Barnaby Joyce survives another day as Nationals leader and Deputy PM despite pressure to quit

Barnaby Joyce survives another day as Nationals leader and Deputy PM despite pressure to quit

Barnaby Joyce survives another day as Nationals leader and Deputy PM despite pressure to quit

Updated 15 February 2018, 6:25 AEDT

Nationals are backing leader Barnaby Joyce as he fends off a push from some members for him to quit, and Labor pounces on him during Question Time to ask questions about his living arrangements.

Barnaby Joyce has survived a bid by some of his own MPs to force him to quit the National Party leadership.

Nationals MPs are split, with a small group pushing for the Deputy Prime Minister to resign, while a second group believes he is deeply wounded by recent revelations about his private life but is prepared to give him more time.

The third group — which supports him keeping his job as leader — has so far prevailed.

Nationals backbencher Ken O'Dowd told journalists on Wednesday morning a new leader could be found to replace Mr Joyce.

But Mr Joyce received strong backing from other Nationals, including Cabinet minister David Littleproud and party whip Michelle Landry.

Deputy Nationals leader Bridget McKenzie defended her previous silence on the issue, telling Sky News the leadership team thought Mr Joyce's private life was a, "personal matter and that Barnaby would deal with it in a statement".

Senator McKenzie insisted Mr Joyce had the full support of the party.

Mr Joyce shocked many of his colleagues last December when he chose to promote Mr Littleproud to Cabinet from the backbench and demoted Darren Chester and Keith Pitt.

Senator McKenzie rejected a suggestion Mr Joyce's judgement was clouded when he made those decisions.

"It is all the discretion of the leader," she said.

"Just because certain people don't like what the leader's decision was doesn't mean it was a flawed decision."

Senator McKenzie said there would always be people disappointed if they missed out on promotions or were demoted.

She linked that to some of the push against Mr Joyce.

"That reality shouldn't constitute certain behaviours which undermine delivering for rural and regional Australia," Senator McKenzie said.

She insisted there would be no change at the top of the party, saying, "Come Friday, Barnaby Joyce will be leading the National Party".

No need to declare six months' free rent

Labor used Question Time to press Mr Joyce over why he had been living rent-free for six months in a property in the regional city of Armidale, owned by a businessman who is a friend of his.

He declared the gift but not the identity of the local businessman who provided it.

Mr Joyce insisted he had not broken any rules because those details did not have to be declared when they were from close friends.

The Opposition attacked the Deputy Prime Minister for saying recently people struggling with housing costs in big cities should move to Armidale, given that he is living rent-free.

"Can the Deputy Prime Minister confirm that the Government's latest advice for first home buyers is to just get rich mates?" shadow treasurer Chris Bowen asked.

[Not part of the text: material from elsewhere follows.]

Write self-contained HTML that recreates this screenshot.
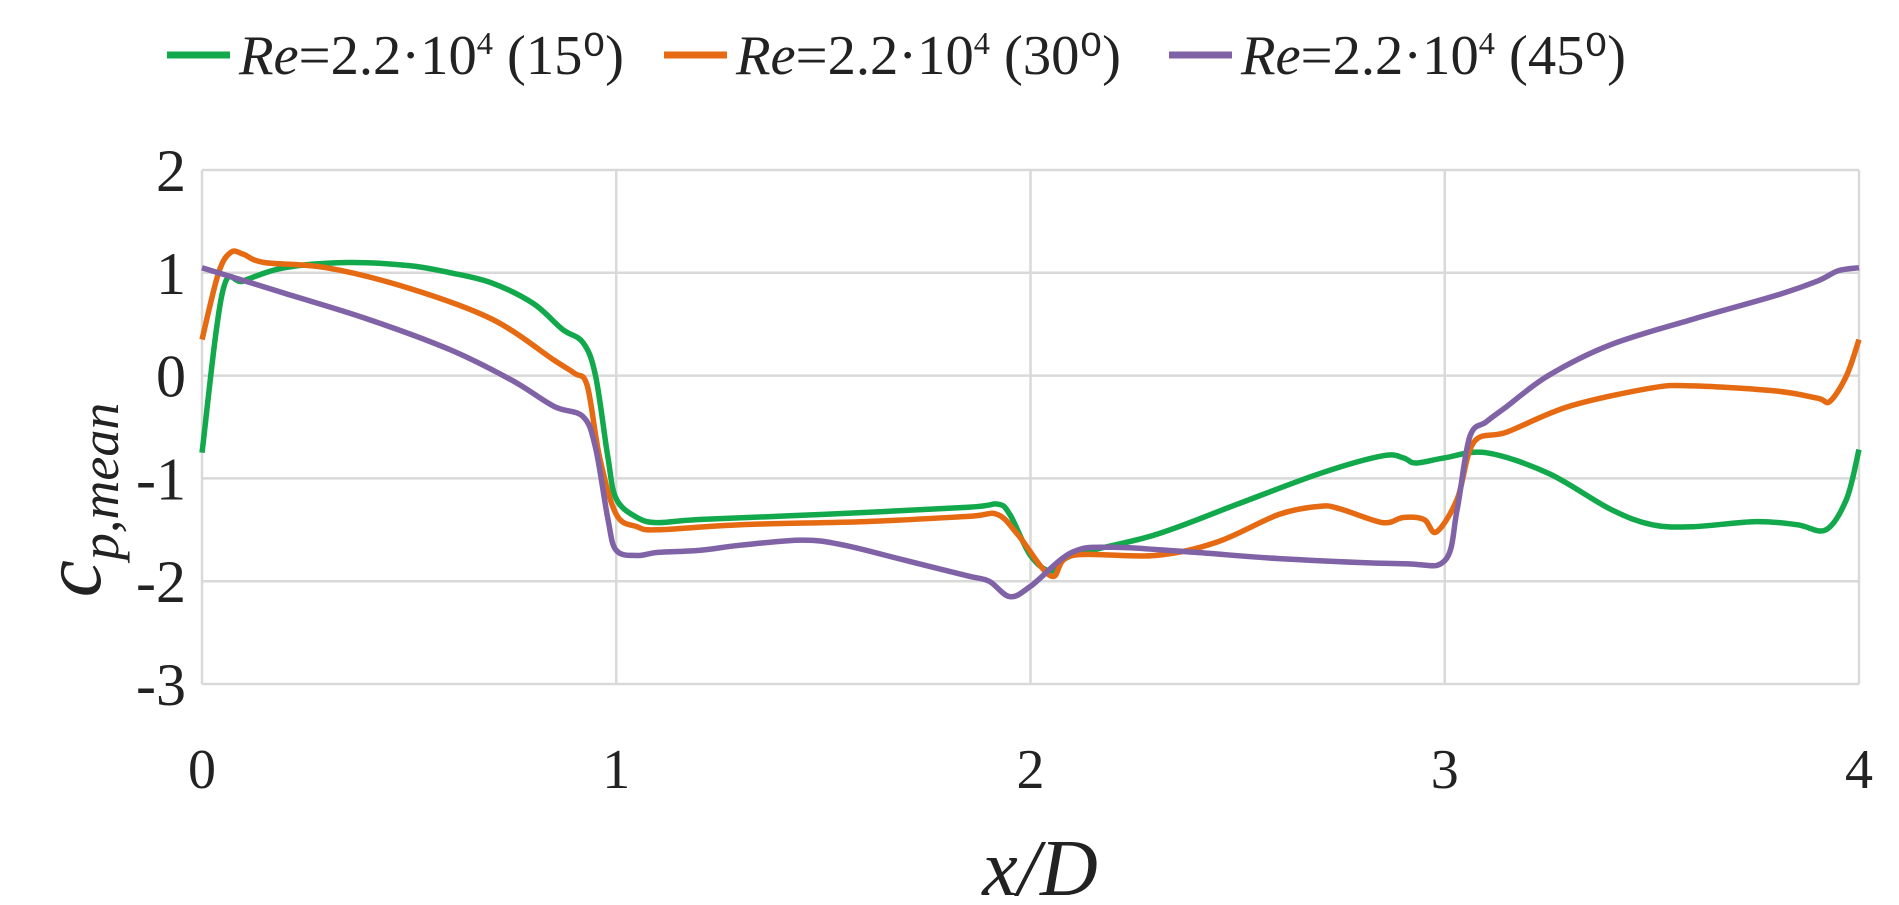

Labor also signalled it would keep examining Mr Joyce's travel with his former staff member and now partner Vikki Campion, as well as her employment.

Prime Minister Malcolm Turnbull again confirmed Mr Joyce would be acting prime minister next week.

Foreign Minister Julie Bishop said on Wednesday she would be prepared to act as prime minister instead if necessary.

Some in the Coalition are worried about the prospect of Mr Joyce being acting prime minister while he is dealing with the publicity surrounding his personal life.